## Data extract

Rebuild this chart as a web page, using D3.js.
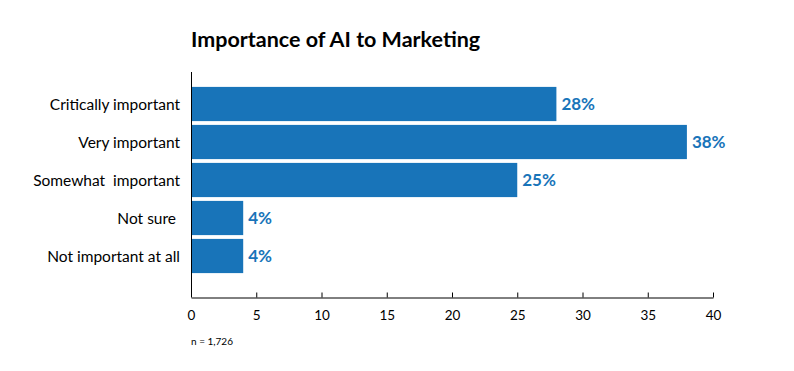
<!DOCTYPE html>
<html>
<head>
<meta charset="utf-8">
<script src="https://cdn.jsdelivr.net/npm/d3@7"></script>
<style>
  body { margin: 0; background: #fff; }
  svg { font-family: Lato, "Open Sans", sans-serif; }
</style>
</head>
<body>
<script>
/* importance of AI chart */
var categories = ["Critically important", "Very important", "Somewhat  important", "Not sure", "Not important at all"];
var values = [28, 38, 25, 4, 4];
var xTicks = [0, 5, 10, 15, 20, 25, 30, 35, 40];

var barColor = "#1874b9";

var svg = d3.select("body").append("svg")
    .attr("width", 794)
    .attr("height", 371);

var x = d3.scaleLinear().domain([0, 40]).range([191, 713]);
var y = d3.scaleBand().domain(categories).range([85, 275])
    .paddingInner(0.1)
    .paddingOuter(0.05);

// title
svg.append("text")
    .attr("x", 191)
    .attr("y", 47)
    .style("font-size", "21.5px")
    .style("font-weight", "bold")
    .attr("fill", "#000")
    .text("Importance of AI to Marketing");

// bars
svg.selectAll("rect.bar")
    .data(values)
    .enter()
    .append("rect")
    .attr("class", "bar")
    .attr("x", x(0))
    .attr("y", function(d, i) { return y(categories[i]); })
    .attr("width", function(d) { return x(d) - x(0); })
    .attr("height", y.bandwidth())
    .attr("fill", barColor);

// value labels
svg.selectAll("text.val")
    .data(values)
    .enter()
    .append("text")
    .attr("class", "val")
    .attr("x", function(d) { return x(d) + 5; })
    .attr("y", function(d, i) { return y(categories[i]) + y.bandwidth() / 2; })
    .attr("dy", "0.36em")
    .style("font-size", "17px")
    .style("font-weight", "bold")
    .attr("fill", barColor)
    .text(function(d) { return d + "%"; });

// category labels
svg.selectAll("text.cat")
    .data(categories)
    .enter()
    .append("text")
    .attr("class", "cat")
    .attr("x", function(d) { return d === "Not sure" ? 176 : 180; })
    .attr("y", function(d) { return y(d) + y.bandwidth() / 2; })
    .attr("dy", "0.36em")
    .attr("text-anchor", "end")
    .style("font-size", "15.5px")
    .style("white-space", "pre")
    .attr("fill", "#000")
    .text(function(d) { return d; });

// y axis line
svg.append("line")
    .attr("x1", 191.5).attr("x2", 191.5)
    .attr("y1", 72).attr("y2", 297)
    .attr("stroke", "#000");

// x axis
var xAxis = d3.axisBottom(x)
    .tickValues(xTicks)
    .tickSizeInner(-5)
    .tickSizeOuter(0)
    .tickPadding(13);

var gx = svg.append("g")
    .attr("transform", "translate(0,297.5)")
    .call(xAxis);
gx.select(".domain").attr("stroke", "#000");
gx.selectAll(".tick line").attr("stroke", "#000");
gx.selectAll(".tick text")
    .style("font-size", "13.5px")
    .style("font-family", "Lato, sans-serif")
    .attr("fill", "#000");

// note
svg.append("text")
    .attr("x", 191)
    .attr("y", 345)
    .style("font-size", "10px")
    .attr("fill", "#000")
    .text("n = 1,726");
</script>
</body>
</html>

## Task
Copy out each line word for word, please, skipping the images.

## Solution
Rebuild this chart as a web page, using D3.js.
<!DOCTYPE html>
<html>
<head>
<meta charset="utf-8">
<script src="https://cdn.jsdelivr.net/npm/d3@7"></script>
<style>
  body { margin: 0; background: #fff; }
  svg { font-family: Lato, "Open Sans", sans-serif; }
</style>
</head>
<body>
<script>
/* importance of AI chart */
var categories = ["Critically important", "Very important", "Somewhat  important", "Not sure", "Not important at all"];
var values = [28, 38, 25, 4, 4];
var xTicks = [0, 5, 10, 15, 20, 25, 30, 35, 40];

var barColor = "#1874b9";

var svg = d3.select("body").append("svg")
    .attr("width", 794)
    .attr("height", 371);

var x = d3.scaleLinear().domain([0, 40]).range([191, 713]);
var y = d3.scaleBand().domain(categories).range([85, 275])
    .paddingInner(0.1)
    .paddingOuter(0.05);

// title
svg.append("text")
    .attr("x", 191)
    .attr("y", 47)
    .style("font-size", "21.5px")
    .style("font-weight", "bold")
    .attr("fill", "#000")
    .text("Importance of AI to Marketing");

// bars
svg.selectAll("rect.bar")
    .data(values)
    .enter()
    .append("rect")
    .attr("class", "bar")
    .attr("x", x(0))
    .attr("y", function(d, i) { return y(categories[i]); })
    .attr("width", function(d) { return x(d) - x(0); })
    .attr("height", y.bandwidth())
    .attr("fill", barColor);

// value labels
svg.selectAll("text.val")
    .data(values)
    .enter()
    .append("text")
    .attr("class", "val")
    .attr("x", function(d) { return x(d) + 5; })
    .attr("y", function(d, i) { return y(categories[i]) + y.bandwidth() / 2; })
    .attr("dy", "0.36em")
    .style("font-size", "17px")
    .style("font-weight", "bold")
    .attr("fill", barColor)
    .text(function(d) { return d + "%"; });

// category labels
svg.selectAll("text.cat")
    .data(categories)
    .enter()
    .append("text")
    .attr("class", "cat")
    .attr("x", function(d) { return d === "Not sure" ? 176 : 180; })
    .attr("y", function(d) { return y(d) + y.bandwidth() / 2; })
    .attr("dy", "0.36em")
    .attr("text-anchor", "end")
    .style("font-size", "15.5px")
    .style("white-space", "pre")
    .attr("fill", "#000")
    .text(function(d) { return d; });

// y axis line
svg.append("line")
    .attr("x1", 191.5).attr("x2", 191.5)
    .attr("y1", 72).attr("y2", 297)
    .attr("stroke", "#000");

// x axis
var xAxis = d3.axisBottom(x)
    .tickValues(xTicks)
    .tickSizeInner(-5)
    .tickSizeOuter(0)
    .tickPadding(13);

var gx = svg.append("g")
    .attr("transform", "translate(0,297.5)")
    .call(xAxis);
gx.select(".domain").attr("stroke", "#000");
gx.selectAll(".tick line").attr("stroke", "#000");
gx.selectAll(".tick text")
    .style("font-size", "13.5px")
    .style("font-family", "Lato, sans-serif")
    .attr("fill", "#000");

// note
svg.append("text")
    .attr("x", 191)
    .attr("y", 345)
    .style("font-size", "10px")
    .attr("fill", "#000")
    .text("n = 1,726");
</script>
</body>
</html>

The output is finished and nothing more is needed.